One of my favorite parts about making a tofu scramble is how quickly it comes together. You don’t need to press the tofu, just crumble it straight into a pan and let the heat help evaporate the excess moisture. Seasoned with nutritional yeast and turmeric for color, the fluffy tofu curds are hardly distinguishable from a soft scrambled egg. You can mix up the combination of vegetables you use - it's a great way to clean up random bits of veggies from the week! I've found this combination of onions, peppers, mushrooms, zucchini and broccoli to be my favorite.

Rainbow Veggie Tofu Scramble is delightful on its own, or served with some toast and fresh fruit, but my favorite way to enjoy it is wrapped up in a flour tortilla with a crispy hash brown for a quick breakfast burrito. This has also converted several family members to the joys of tofu scrambles, too! Try it for yourself for something new!

Ingredients assembled for Rainbow Veggie Tofu Scramble
Assemble your ingredients.

Stages of preparing and cooking the vegetables
Start by cooking the vegetables until they are crisp-tender, and then transfer them to a bowl while you continue cooking the tofu.

Stages of cooking the tofu in a skillet
Next, scramble the tofu. Crumble the tou directly into the pan. Let the heat evaporate most of the moisture, then add the seasonings. At the end, add just a splash of milk to loosen the mixture and make it just a little bit creamy.

Finished Rainbow Veggie Tofu Scramble in a skillet on the stove
Add the reserved vegetables back to the tofu scramble and stir to combine. Once the veggies are heated through, serve the tofu scramble! Or, transfer it to an airtight container to store in the fridge for easy breakfasts throughout the week.

I love to garnish my Rainbow Veggie Tofu Scramble with diced tomato and avocado for even more color.

Rainbow Veggie Tofu Scramble is sure to brighten your mornings!

Rainbow Veggie Tofu Scramble

This Rainbow Veggie Tofu Scramble is a fast, easy, and super convenient recipe to meal prep and have a nutritious breakfast option on hand all week!

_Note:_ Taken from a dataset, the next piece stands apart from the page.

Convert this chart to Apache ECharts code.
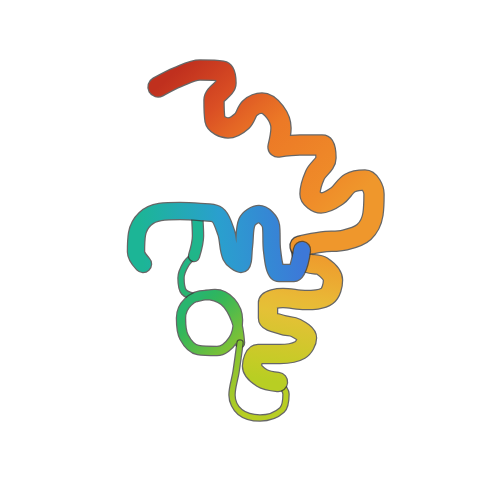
<!DOCTYPE html>
<html>
<head>
<meta charset="utf-8">
<script src="https://cdn.jsdelivr.net/npm/echarts@6/dist/echarts.min.js"></script>
<style>
html, body { margin: 0; padding: 0; background: #fff; }
#chart { width: 500px; height: 500px; }
</style>
</head>
<body>
<div id="chart"></div>
<script>
// backbone trace, N -> C, in picture coordinates (x right, y down)
var helixA = [[302,250],[294,273],[279,273],[272,250],[271,226],[259,214],[247,222],[244,246],[241,264],[231,256],[226,232],[216,214],[200,212],[180,211],[160,212],[145,219],[137,234],[136,252],[143,264]];
var strandB = [[197,214],[198,236],[194,256]];
var loopC = [[194,256],[186,264],[181,278],[184,292],[197,297]];
var circleD = [[197,297],[215,294],[231,302],[238,320],[233,340],[217,351],[198,350],[184,337],[181,318],[188,302],[205,295],[224,301],[236,320],[240,343]];
var loopE = [[240,343],[236,372],[232,395],[240,412],[260,418],[282,410],[286,394],[278,382]];
var helixF = [[278,382],[262,378],[252,366],[258,354],[280,354],[300,350],[307,338],[296,328],[283,325],[268,318],[268,303],[283,298],[305,300],[327,296],[333,280],[322,266],[306,262],[300,246]];
var helixG = [[300,246],[322,242],[345,240],[364,232],[373,214],[374,194],[365,180],[350,183],[337,196],[321,203],[310,194],[315,175],[326,158],[322,145],[300,145],[278,147],[281,128],[275,112],[262,103],[250,108],[242,121],[228,128],[215,120],[214,100],[226,83],[222,71],[200,70],[178,77],[158,87]];

// spectrum blue -> red along the chain
var paletteAt = [0, 0.1, 0.2, 0.3, 0.42, 0.5, 0.6, 0.7, 0.85, 0.93, 1];
var palette = ['#3d78d8','#2a9fcf','#1cb597','#2eb55c','#86c232','#bccf22','#e8bf38','#f0902a','#ec7826','#d84a24','#c0301e'];

function hex(c) {
    return [parseInt(c.substr(1,2),16), parseInt(c.substr(3,2),16), parseInt(c.substr(5,2),16)];
}
function colorAt(t) {
    t = Math.max(0, Math.min(1, t));
    var i = 0;
    while (i < paletteAt.length - 2 && t > paletteAt[i + 1]) i++;
    var f = (t - paletteAt[i]) / (paletteAt[i + 1] - paletteAt[i]);
    var a = hex(palette[i]), b = hex(palette[i + 1]);
    return 'rgb(' + Math.round(a[0] + (b[0] - a[0]) * f) + ',' + Math.round(a[1] + (b[1] - a[1]) * f) + ',' + Math.round(a[2] + (b[2] - a[2]) * f) + ')';
}

// chain order with ribbon widths
var chain = [
    {name: 'helixA', pts: helixA, w: 16},
    {name: 'strandB', pts: strandB, w: 10},
    {name: 'loopC', pts: loopC, w: 5},
    {name: 'circleD', pts: circleD, w: 8},
    {name: 'loopE', pts: loopE, w: 5},
    {name: 'helixF', pts: helixF, w: 18},
    {name: 'helixG', pts: helixG, w: 19}
];
// painting order (back to front)
var drawOrder = ['loopC', 'strandB', 'circleD', 'loopE', 'helixF', 'helixG', 'helixA'];

var total = 0;
chain.forEach(function (c) { total += c.pts.length - 1; });
var acc = 0;
chain.forEach(function (c) {
    c.t0 = acc / total;
    acc += c.pts.length - 1;
    c.t1 = acc / total;
});

var series = [];
drawOrder.forEach(function (n, k) {
    var c = chain.filter(function (e) { return e.name === n; })[0];
    var first = c.pts[0], last = c.pts[c.pts.length - 1];
    var stops = [];
    for (var s = 0; s <= 8; s++) {
        stops.push({offset: s / 8, color: colorAt(c.t0 + (c.t1 - c.t0) * s / 8)});
    }
    series.push({
        type: 'line', data: c.pts, symbol: 'none', smooth: 0.35, z: 2 + k * 2, silent: true,
        lineStyle: {width: c.w + 2.5, color: '#333', opacity: 0.75, cap: 'round', join: 'round'}
    });
    series.push({
        type: 'line', data: c.pts, symbol: 'none', smooth: 0.35, z: 3 + k * 2, silent: true,
        lineStyle: {
            width: c.w, cap: 'round', join: 'round',
            color: {type: 'linear', x: first[0], y: first[1], x2: last[0], y2: last[1], global: true, colorStops: stops}
        }
    });
});

var chart = echarts.init(document.getElementById('chart'));
chart.setOption({
    animation: false,
    backgroundColor: '#ffffff',
    grid: {left: 0, right: 0, top: 0, bottom: 0},
    xAxis: {type: 'value', min: 0, max: 500, show: false},
    yAxis: {type: 'value', min: 0, max: 500, inverse: true, show: false},
    series: series
});
</script>
</body>
</html>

Kira Freed - The Joyful Plateful











2 Tbsp. avocado oil, divided

1/2 red onion, diced

1 orange bell pepper, diced

4 oz. cremini mushrooms, sliced

1 small zucchini, sliced in half-moons

1 small head broccoli, cut into small florets

1 block (14-16 oz.) firm tofu

2 Tbsp. nutritional yeast

1 tsp. kosher salt, divided

1/2 tsp. ground turmeric

1/2 tsp. garlic powder

1/2 tsp. ground black pepper

2 Tbsp. soy milk (or other plant-based milk)

1 Roma tomato, diced

1 small avocado, diced


  1. In a medium skillet over medium heat, add 1 Tbsp. avocado oil. Add diced onion and bell pepper and saute for 2-3 minutes, or until onion just begins to turn translucent. 
  2. Add sliced mushrooms, zucchini, and broccoli florets to the skillet and season with 1/2 tsp. kosher salt. Saute veggie mixture about 5 minutes, until veggie are crisp-tender. Transfer veggies to bowl and return the skillet to the heat for the next step.
  3. To the skillet, add remaining tablespoon of avocado oil. Using your hands, crumble the block of tofu into the skillet. Use a spoon to break any large curds, until you have roughly nickel-sized pieces of tofu. Cook the tofu for 3-4 minutes, stirring frequently, to evaporate most of the moisture. 
  4. Once there is little to no liquid left in the pan, add the nutritional yeast, remaining salt, turmeric, garlic powder, and black pepper. Stir to evenly distribute the spices, and cook about 2 minutes. 
  5. Add the soy milk to the tofu mixture and stir to combine. Add the reserved cooked vegetables back to the skillet, stir to combine and heat through. 
  6. Serve immediately, garnished with diced roma tomato and avocado. Or, transfer tofu scramble to an airtight storage container and refrigerate for up to 5 days. Reheat servings for 1-1.5 minutes in the microwave before serving.